__DATASET EXCERPT__.

+---+

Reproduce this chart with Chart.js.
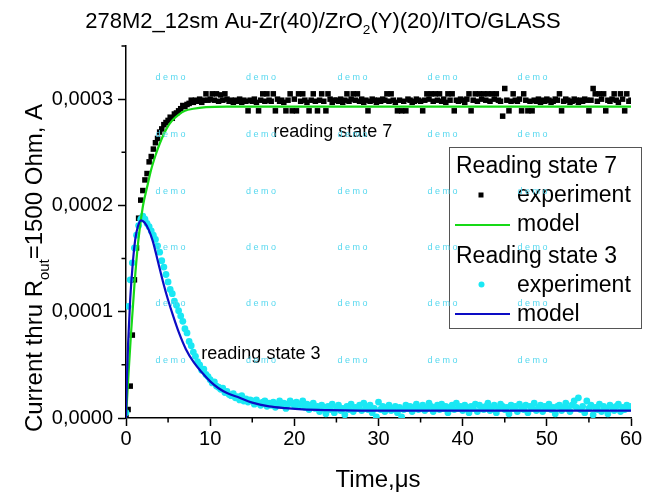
<!DOCTYPE html>
<html>
<head>
<meta charset="utf-8">
<script src="https://cdn.jsdelivr.net/npm/chart.js@4/dist/chart.umd.min.js"></script>
<style>
  html, body { margin: 0; padding: 0; background: #fff; }
  #wrap { width: 645px; height: 492px; }
</style>
</head>
<body>
<div id="wrap"><canvas id="chart" width="645" height="492"></canvas></div>
<script>
// Sampling times of the measured transients, microseconds
const timeUs = [
  0,0.25,0.5,0.75,1,1.25,1.5,1.75,2,2.25,2.5,2.75,3,3.25,3.5,3.75,4,4.25,4.5,4.75,
  5,5.25,5.5,5.75,6,6.25,6.5,6.75,7,7.25,7.5,7.75,8,8.25,8.5,8.75,9,9.25,9.5,9.75,
  10,10.25,10.5,10.75,11,11.25,11.5,11.75,12,12.25,12.5,12.75,13,13.25,13.5,13.75,14,14.25,14.5,14.75,
  15,15.25,15.5,15.75,16,16.25,16.5,16.75,17,17.25,17.5,17.75,18,18.25,18.5,18.75,19,19.25,19.5,19.75,
  20,20.25,20.5,20.75,21,21.25,21.5,21.75,22,22.25,22.5,22.75,23,23.25,23.5,23.75,24,24.25,24.5,24.75,
  25,25.25,25.5,25.75,26,26.25,26.5,26.75,27,27.25,27.5,27.75,28,28.25,28.5,28.75,29,29.25,29.5,29.75,
  30,30.25,30.5,30.75,31,31.25,31.5,31.75,32,32.25,32.5,32.75,33,33.25,33.5,33.75,34,34.25,34.5,34.75,
  35,35.25,35.5,35.75,36,36.25,36.5,36.75,37,37.25,37.5,37.75,38,38.25,38.5,38.75,39,39.25,39.5,39.75,
  40,40.25,40.5,40.75,41,41.25,41.5,41.75,42,42.25,42.5,42.75,43,43.25,43.5,43.75,44,44.25,44.5,44.75,
  45,45.25,45.5,45.75,46,46.25,46.5,46.75,47,47.25,47.5,47.75,48,48.25,48.5,48.75,49,49.25,49.5,49.75,
  50,50.25,50.5,50.75,51,51.25,51.5,51.75,52,52.25,52.5,52.75,53,53.25,53.5,53.75,54,54.25,54.5,54.75,
  55,55.25,55.5,55.75,56,56.25,56.5,56.75,57,57.25,57.5,57.75,58,58.25,58.5,58.75,59,59.25,59.5,59.75,60
];

// Reading state 7, measured current, microamperes
const state7ExperimentUA = [
  2,8,30,78,130,160,188,205,214,224,230,241,246,253,259,263,269,272,276,278,
  280,283,282,286,287,289,291,294,293,295,296,299,297,299,298,300,297,299,305,299,
  300,305,299,305,298,304,299,305,300,298,299,297,299,298,300,297,299,298,289,299,
  298,300,297,289,299,305,298,305,299,298,305,289,300,298,299,297,289,299,305,289,
  300,289,305,298,305,299,297,289,299,305,298,289,299,305,298,289,305,300,297,299,
  299,298,300,297,299,305,298,300,305,299,305,298,300,297,299,289,298,300,299,297,
  299,298,300,299,305,298,305,299,297,289,299,289,298,289,300,299,297,298,300,299,
  298,289,299,305,300,305,298,305,299,305,298,300,297,305,299,305,289,299,298,300,
  299,297,300,305,289,299,305,298,305,300,305,299,305,298,305,300,305,299,298,284,
  310,299,289,298,305,299,298,300,289,305,299,289,298,289,299,298,300,297,299,298,
  300,299,297,298,300,299,305,289,298,300,299,297,298,300,299,297,299,298,300,299,
  289,299,310,305,298,305,300,305,289,299,298,300,305,299,297,305,300,289,305,298,299
];

// Reading state 3, measured current, microamperes
const state3ExperimentUA = [
  5,105,130,146,160,172,181,187,190,187,183,180,176,172,168,162,156,148,142,135,
  128,121,117,110,106,101,96,91,84,80,72,68,62,58,53,50,45,46,41,39,
  36,33,34,30,29,27,28,24,25,22,21,23,19,20,17,21,16,18,15,17,
  16,13,17,14,12,15,16,11,14,12,15,10,13,16,12,14,9,13,16,14,
  12,15,11,13,16,10,13,8,12,14,9,11,6,12,10,4,11,8,13,5,
  10,12,7,9,3,11,8,13,6,10,9,12,7,14,10,8,12,5,9,1,
  15,8,11,6,10,12,7,9,11,5,10,1,8,12,9,11,6,10,13,8,
  10,12,7,9,14,11,6,10,12,8,13,9,11,5,10,12,8,14,9,11,
  7,12,10,5,11,9,13,6,12,10,8,11,14,7,10,12,5,9,13,11,
  8,10,4,12,9,11,6,13,10,8,12,5,11,9,14,7,10,12,6,11,
  9,13,8,10,4,11,12,7,10,14,9,6,12,16,10,19,8,11,5,16,
  9,12,3,10,8,13,6,11,9,4,12,10,7,11,13,6,10,8,12,9,11
];

// Model curves, microamperes
const state7ModelTimeUs = [0,0.3,0.6,1,1.45,2,2.5,3,3.5,4,4.8,5.5,6.2,7,8,9.5,12,20,30,40,50,60];
const state7ModelUA     = [0,42,80,125,166,199,217,234,247,258,272,280,285,289,291,292.5,293,293,293,293,293,293];

const state3ModelTimeUs = [0,0.1,0.25,0.5,0.8,1.1,1.4,1.8,2.2,2.7,3.2,3.8,4.4,5,5.6,6.3,7.1,8,9,10,11,12,13.5,15,17,19,21,24,28,35,45,60];
const state3ModelUA     = [0,35,70,112,145,168,180,186,184,177,166,147,128,111,96,80,65,53,43,34.5,28,23.5,19,14.5,11,9.3,8.1,7.4,7,6.9,6.9,6.9];

// Axis tick labels
const yTickLabels = ['0,0000', '0,0001', '0,0002', '0,0003'];
const xTickLabels = ['0', '10', '20', '30', '40', '50', '60'];

// In-plot notes: text, time (us), current (uA) at the text baseline start
const noteTexts = ['reading state 7', 'reading state 3'];
const noteTimeUs = [17.5, 8.95];
const noteCurrentUA = [264, 55.5];

const FONT = '"Liberation Sans", Arial, Helvetica, sans-serif';
const COLORS = {
  s7exp: '#000000',
  s7model: '#16d916',
  s3exp: '#1ae8f4',
  s3model: '#0c0cc4',
  mark: '#56d8ef'
};

const toAmps = uA => uA * 1e-6;
const toPoints = (xs, ys) => xs.map((x, i) => ({ x: x, y: toAmps(ys[i]) }));
const isMajorY = v => Math.abs(v / 1e-4 - Math.round(v / 1e-4)) < 1e-6;
const isMajorX = v => Math.abs(v / 10 - Math.round(v / 10)) < 1e-9;

// Text runs with optional subscripts, drawn from x (left) on baseline y
function richWidth(ctx, runs, size) {
  let w = 0;
  for (const r of runs) {
    ctx.font = `${r.sub ? size * 0.62 : size}px ${FONT}`;
    w += ctx.measureText(r.t).width;
  }
  return w;
}
function drawRich(ctx, runs, x, y, size) {
  let cx = x;
  ctx.textAlign = 'left';
  ctx.textBaseline = 'alphabetic';
  for (const r of runs) {
    const s = r.sub ? size * 0.62 : size;
    ctx.font = `${s}px ${FONT}`;
    ctx.fillText(r.t, cx, r.sub ? y + size * 0.28 : y);
    cx += ctx.measureText(r.t).width;
  }
}

const decor = {
  id: 'decor',
  beforeDraw(chart) {
    const ctx = chart.ctx;
    ctx.save();
    ctx.fillStyle = '#fff';
    ctx.fillRect(0, 0, chart.width, chart.height);
    ctx.restore();
  },
  afterDraw(chart) {
    const ctx = chart.ctx;
    const xs = chart.scales.x, ys = chart.scales.y;
    const area = chart.chartArea;
    ctx.save();
    ctx.fillStyle = '#000';

    // minor ticks
    ctx.strokeStyle = '#000';
    ctx.lineWidth = 1.5;
    ctx.beginPath();
    for (const t of xs.ticks) {
      if (isMajorX(t.value)) continue;
      const px = xs.getPixelForValue(t.value);
      ctx.moveTo(px, area.bottom);
      ctx.lineTo(px, area.bottom + 4.5);
    }
    for (const t of ys.ticks) {
      if (isMajorY(t.value)) continue;
      const py = ys.getPixelForValue(t.value);
      ctx.moveTo(area.left, py);
      ctx.lineTo(area.left - 4.5, py);
    }
    ctx.stroke();

    // chart title
    const titleRuns = [{ t: '278M2_12sm Au-Zr(40)/ZrO' }, { t: '2', sub: true }, { t: '(Y)(20)/ITO/GLASS' }];
    const tSize = 22;
    const tw = richWidth(ctx, titleRuns, tSize);
    drawRich(ctx, titleRuns, 323 - tw / 2, 28, tSize);

    // y axis title
    const yRuns = [{ t: 'Current thru R' }, { t: 'out', sub: true }, { t: '=1500 Ohm, A' }];
    const aSize = 24;
    ctx.save();
    ctx.translate(33, 268);
    ctx.rotate(-Math.PI / 2);
    const yw = richWidth(ctx, yRuns, aSize);
    drawRich(ctx, yRuns, -yw / 2, 9, aSize);
    ctx.restore();

    // x axis title
    ctx.font = `${aSize}px ${FONT}`;
    ctx.textAlign = 'center';
    ctx.textBaseline = 'alphabetic';
    ctx.fillText('Time,\u03bcs', 378, 487);

    // notes next to the curves
    ctx.font = `18px ${FONT}`;
    ctx.textAlign = 'left';
    for (let i = 0; i < noteTexts.length; i++) {
      ctx.fillText(noteTexts[i], xs.getPixelForValue(noteTimeUs[i]), ys.getPixelForValue(toAmps(noteCurrentUA[i])));
    }

    // legend
    const L = { left: 449.5, top: 147.5, w: 192, h: 181 };
    ctx.fillStyle = '#fff';
    ctx.fillRect(L.left, L.top, L.w, L.h);
    ctx.strokeStyle = '#555';
    ctx.lineWidth = 1;
    ctx.strokeRect(L.left, L.top, L.w, L.h);
    ctx.fillStyle = '#000';
    const lSize = 23;
    ctx.font = `${lSize}px ${FONT}`;
    ctx.textAlign = 'left';
    ctx.fillText('Reading state 7', 456, 173);
    ctx.fillText('experiment', 517, 202);
    ctx.fillText('model', 517, 231);
    ctx.fillText('Reading state 3', 456, 263);
    ctx.fillText('experiment', 517, 292);
    ctx.fillText('model', 517, 321);
    ctx.fillStyle = COLORS.s7exp;
    ctx.fillRect(478.5, 192.5, 5, 5);
    ctx.fillStyle = COLORS.s3exp;
    ctx.beginPath();
    ctx.arc(481.5, 284.5, 3, 0, Math.PI * 2);
    ctx.fill();
    ctx.lineWidth = 2;
    ctx.strokeStyle = COLORS.s7model;
    ctx.beginPath(); ctx.moveTo(455, 225); ctx.lineTo(510, 225); ctx.stroke();
    ctx.strokeStyle = COLORS.s3model;
    ctx.beginPath(); ctx.moveTo(455, 314); ctx.lineTo(510, 314); ctx.stroke();

    // "demo" marks
    ctx.fillStyle = COLORS.mark;
    ctx.font = `9px ${FONT}`;
    ctx.textAlign = 'center';
    ctx.textBaseline = 'middle';
    const markCols = [170.5, 261, 352.5, 442.5, 532.5];
    const markRows = [78, 135, 192, 248, 304, 361];
    for (const my of markRows) for (const mx of markCols) ctx.fillText('d e m o', mx, my);

    ctx.restore();
  }
};

new Chart(document.getElementById('chart'), {
  type: 'scatter',
  data: {
    datasets: [
      {
        label: 'Reading state 3 model',
        data: toPoints(state3ModelTimeUs, state3ModelUA),
        showLine: true, borderColor: COLORS.s3model, borderWidth: 2.2,
        pointRadius: 0, cubicInterpolationMode: 'monotone', order: 0
      },
      {
        label: 'Reading state 7 model',
        data: toPoints(state7ModelTimeUs, state7ModelUA),
        showLine: true, borderColor: COLORS.s7model, borderWidth: 2.2,
        pointRadius: 0, cubicInterpolationMode: 'monotone', order: 1
      },
      {
        label: 'Reading state 3 experiment',
        data: toPoints(timeUs, state3ExperimentUA),
        pointStyle: 'circle', pointRadius: 3.4, backgroundColor: COLORS.s3exp,
        borderWidth: 0, order: 2
      },
      {
        label: 'Reading state 7 experiment',
        data: toPoints(timeUs, state7ExperimentUA),
        pointStyle: 'rect', pointRadius: 3.9, backgroundColor: COLORS.s7exp,
        borderWidth: 0, order: 3
      }
    ]
  },
  options: {
    responsive: false,
    animation: false,
    devicePixelRatio: 1,
    layout: { padding: { top: 46, right: 14, bottom: 0, left: 0 } },
    plugins: { legend: { display: false }, tooltip: { enabled: false }, title: { display: false } },
    scales: {
      x: {
        type: 'linear', min: 0, max: 60,
        afterFit(s) { s.height = 74; },
        border: { display: true, color: '#000', width: 1.5 },
        grid: {
          drawOnChartArea: false, drawTicks: true, tickLength: 8, tickWidth: 1.5,
          tickColor: c => (c.tick && isMajorX(c.tick.value)) ? '#000' : 'rgba(0,0,0,0)'
        },
        ticks: {
          stepSize: 5, autoSkip: false, maxRotation: 0, padding: 1, color: '#000',
          font: { family: FONT, size: 20 },
          callback: v => isMajorX(v) ? xTickLabels[Math.round(v / 10)] : ''
        }
      },
      y: {
        type: 'linear', min: 0, max: 0.00035,
        afterFit(s) { s.width = 126; },
        border: { display: true, color: '#000', width: 1.5 },
        grid: {
          drawOnChartArea: false, drawTicks: true, tickLength: 8, tickWidth: 1.5,
          tickColor: c => (c.tick && isMajorY(c.tick.value)) ? '#000' : 'rgba(0,0,0,0)'
        },
        ticks: {
          stepSize: 0.00005, autoSkip: false, padding: 5, color: '#000',
          font: { family: FONT, size: 20 },
          callback: v => isMajorY(v) ? yTickLabels[Math.round(v / 1e-4)] : ''
        }
      }
    }
  },
  plugins: [decor]
});
</script>
</body>
</html>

+---+

__WHAT IS REQUIRED__. Which lines include the word "with"? List them all.

__OUTPUT OF THE EXERCISE__.
Reproduce this chart with Chart.js.
// Text runs with optional subscripts, drawn from x (left) on baseline y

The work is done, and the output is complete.